TASK PROMPT.
Exactly as written, retype the listing below, omitting the pictures.

%%

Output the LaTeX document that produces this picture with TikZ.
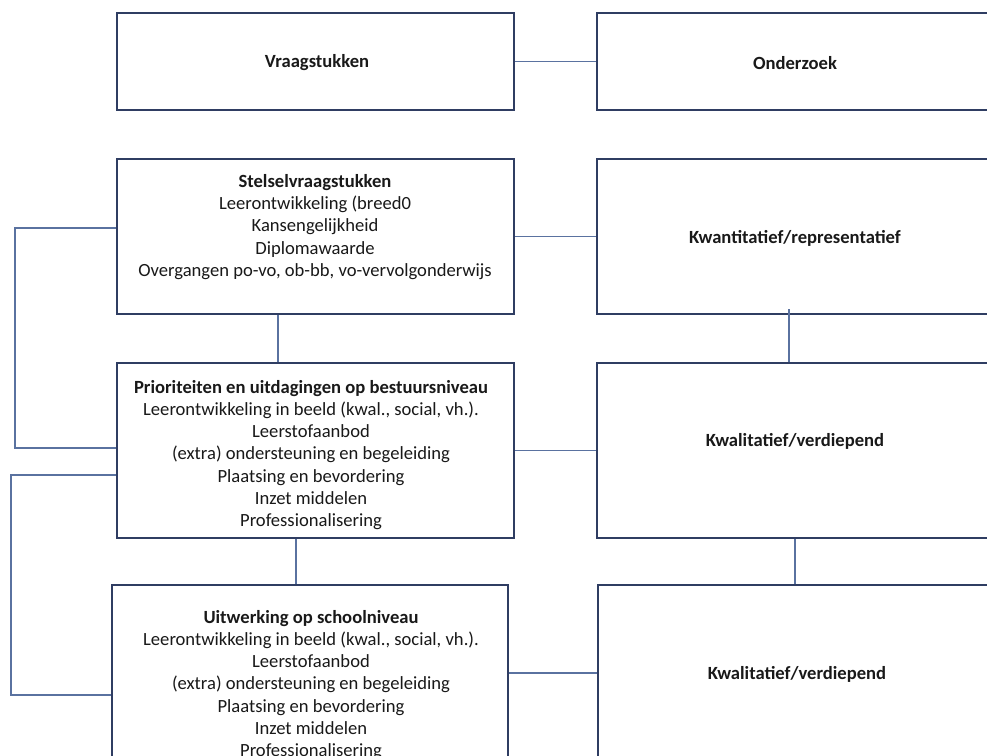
\documentclass[tikz,border=0pt]{standalone}
\usepackage{fontspec}
\setmainfont{Carlito}
\definecolor{boxc}{HTML}{2F3D62}
\definecolor{linec}{HTML}{5A72A0}
\begin{document}
\begin{tikzpicture}[x=1pt,y=-1pt,
  box/.style={draw=boxc,line width=2.8pt,rectangle,inner sep=0pt},
  txt/.style={align=center,text=black!90,font=\fontsize{18.6}{22.3}\selectfont,inner sep=0pt},
  conn/.style={draw=linec,line width=1.3pt}]
\useasboundingbox (0,0) rectangle (987,755);
\fill[white] (0,0) rectangle (987,755);
% boxes
\node[box,minimum width=397pt,minimum height=97pt] (B1) at (315.5,61.5) {};
\node[box,minimum width=396pt,minimum height=97pt] (B2) at (795,61.5) {};
\node[box,minimum width=397pt,minimum height=155pt] (B3) at (315.5,236.5) {};
\node[box,minimum width=396pt,minimum height=155pt] (B4) at (795,236.5) {};
\node[box,minimum width=397pt,minimum height=175pt] (B5) at (315.5,450.5) {};
\node[box,minimum width=396pt,minimum height=175pt] (B6) at (795,450.5) {};
\node[box,minimum width=396pt,minimum height=198pt] (B7) at (310,684) {};
\node[box,minimum width=396pt,minimum height=198pt] (B8) at (796,684) {};
% texts
\node[txt] (T1) at (317,63) {\textbf{Vraagstukken}};
\node[txt] (T2) at (795,63) {\textbf{Onderzoek}};
\node[txt] (T3) at (315,227) {\textbf{Stelselvraagstukken}\\Leerontwikkeling (breed0\\Kansengelijkheid\\Diplomawaarde\\Overgangen po-vo, ob-bb, vo-vervolgonderwijs};
\node[txt] (T4) at (795,238) {\textbf{Kwantitatief/representatief}};
\node[txt] (T5) at (311,455) {\textbf{Prioriteiten en uitdagingen op bestuursniveau}\\Leerontwikkeling in beeld (kwal., social, vh.).\\Leerstofaanbod\\(extra) ondersteuning en begeleiding\\Plaatsing en bevordering\\Inzet middelen\\Professionalisering};
\node[txt] (T6) at (795,441) {\textbf{Kwalitatief/verdiepend}};
\node[txt] (T7) at (311,685) {\textbf{Uitwerking op schoolniveau}\\Leerontwikkeling in beeld (kwal., social, vh.).\\Leerstofaanbod\\(extra) ondersteuning en begeleiding\\Plaatsing en bevordering\\Inzet middelen\\Professionalisering};
\node[txt] (T8) at (797,674) {\textbf{Kwalitatief/verdiepend}};
% helper coordinates
\coordinate (h4) at (0,673);
\coordinate (v1) at (278,0);
\coordinate (v2) at (789,0);
\coordinate (v3) at (296,0);
\coordinate (v4) at (795,0);
\coordinate (k1) at (15,228);
\coordinate (k2) at (15,448);
\coordinate (k3) at (11,475);
\coordinate (k4) at (11,695);
% connectors
\draw[conn] (B1.east) -- (B2.west);
\draw[conn] (B3.east) -- (B4.west);
\draw[conn] (B5.east) -- (B6.west);
\draw[conn] (B7.east |- h4) -- (B8.west |- h4);
\draw[conn] (B3.south -| v1) -- (B5.north -| v1);
\draw[conn] ([yshift=6pt]B4.south -| v2) -- (B6.north -| v2);
\draw[conn] (B5.south -| v3) -- (B7.north -| v3);
\draw[conn] (B6.south -| v4) -- (B8.north -| v4);
\draw[conn] (B3.west |- k1) -- (k1) -- (k2) -- (B5.west |- k2);
\draw[conn] (B5.west |- k3) -- (k3) -- (k4) -- (B7.west |- k4);
\end{tikzpicture}
\end{document}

%%

TASK ANSWER.
Output the LaTeX document that produces this picture with TikZ.
\documentclass[tikz,border=0pt]{standalone}
\usepackage{fontspec}
\setmainfont{Carlito}
\definecolor{boxc}{HTML}{2F3D62}
\definecolor{linec}{HTML}{5A72A0}
\begin{document}
\begin{tikzpicture}[x=1pt,y=-1pt,
  box/.style={draw=boxc,line width=2.8pt,rectangle,inner sep=0pt},
  txt/.style={align=center,text=black!90,font=\fontsize{18.6}{22.3}\selectfont,inner sep=0pt},
  conn/.style={draw=linec,line width=1.3pt}]
\useasboundingbox (0,0) rectangle (987,755);
\fill[white] (0,0) rectangle (987,755);
% boxes
\node[box,minimum width=397pt,minimum height=97pt] (B1) at (315.5,61.5) {};
\node[box,minimum width=396pt,minimum height=97pt] (B2) at (795,61.5) {};
\node[box,minimum width=397pt,minimum height=155pt] (B3) at (315.5,236.5) {};
\node[box,minimum width=396pt,minimum height=155pt] (B4) at (795,236.5) {};
\node[box,minimum width=397pt,minimum height=175pt] (B5) at (315.5,450.5) {};
\node[box,minimum width=396pt,minimum height=175pt] (B6) at (795,450.5) {};
\node[box,minimum width=396pt,minimum height=198pt] (B7) at (310,684) {};
\node[box,minimum width=396pt,minimum height=198pt] (B8) at (796,684) {};
% texts
\node[txt] (T1) at (317,63) {\textbf{Vraagstukken}};
\node[txt] (T2) at (795,63) {\textbf{Onderzoek}};
\node[txt] (T3) at (315,227) {\textbf{Stelselvraagstukken}\\Leerontwikkeling (breed0\\Kansengelijkheid\\Diplomawaarde\\Overgangen po-vo, ob-bb, vo-vervolgonderwijs};
\node[txt] (T4) at (795,238) {\textbf{Kwantitatief/representatief}};
\node[txt] (T5) at (311,455) {\textbf{Prioriteiten en uitdagingen op bestuursniveau}\\Leerontwikkeling in beeld (kwal., social, vh.).\\Leerstofaanbod\\(extra) ondersteuning en begeleiding\\Plaatsing en bevordering\\Inzet middelen\\Professionalisering};
\node[txt] (T6) at (795,441) {\textbf{Kwalitatief/verdiepend}};
\node[txt] (T7) at (311,685) {\textbf{Uitwerking op schoolniveau}\\Leerontwikkeling in beeld (kwal., social, vh.).\\Leerstofaanbod\\(extra) ondersteuning en begeleiding\\Plaatsing en bevordering\\Inzet middelen\\Professionalisering};
\node[txt] (T8) at (797,674) {\textbf{Kwalitatief/verdiepend}};
% helper coordinates
\coordinate (h4) at (0,673);
\coordinate (v1) at (278,0);
\coordinate (v2) at (789,0);
\coordinate (v3) at (296,0);
\coordinate (v4) at (795,0);
\coordinate (k1) at (15,228);
\coordinate (k2) at (15,448);
\coordinate (k3) at (11,475);
\coordinate (k4) at (11,695);
% connectors
\draw[conn] (B1.east) -- (B2.west);
\draw[conn] (B3.east) -- (B4.west);
\draw[conn] (B5.east) -- (B6.west);
\draw[conn] (B7.east |- h4) -- (B8.west |- h4);
\draw[conn] (B3.south -| v1) -- (B5.north -| v1);
\draw[conn] ([yshift=6pt]B4.south -| v2) -- (B6.north -| v2);
\draw[conn] (B5.south -| v3) -- (B7.north -| v3);
\draw[conn] (B6.south -| v4) -- (B8.north -| v4);
\draw[conn] (B3.west |- k1) -- (k1) -- (k2) -- (B5.west |- k2);
\draw[conn] (B5.west |- k3) -- (k3) -- (k4) -- (B7.west |- k4);
\end{tikzpicture}
\end{document}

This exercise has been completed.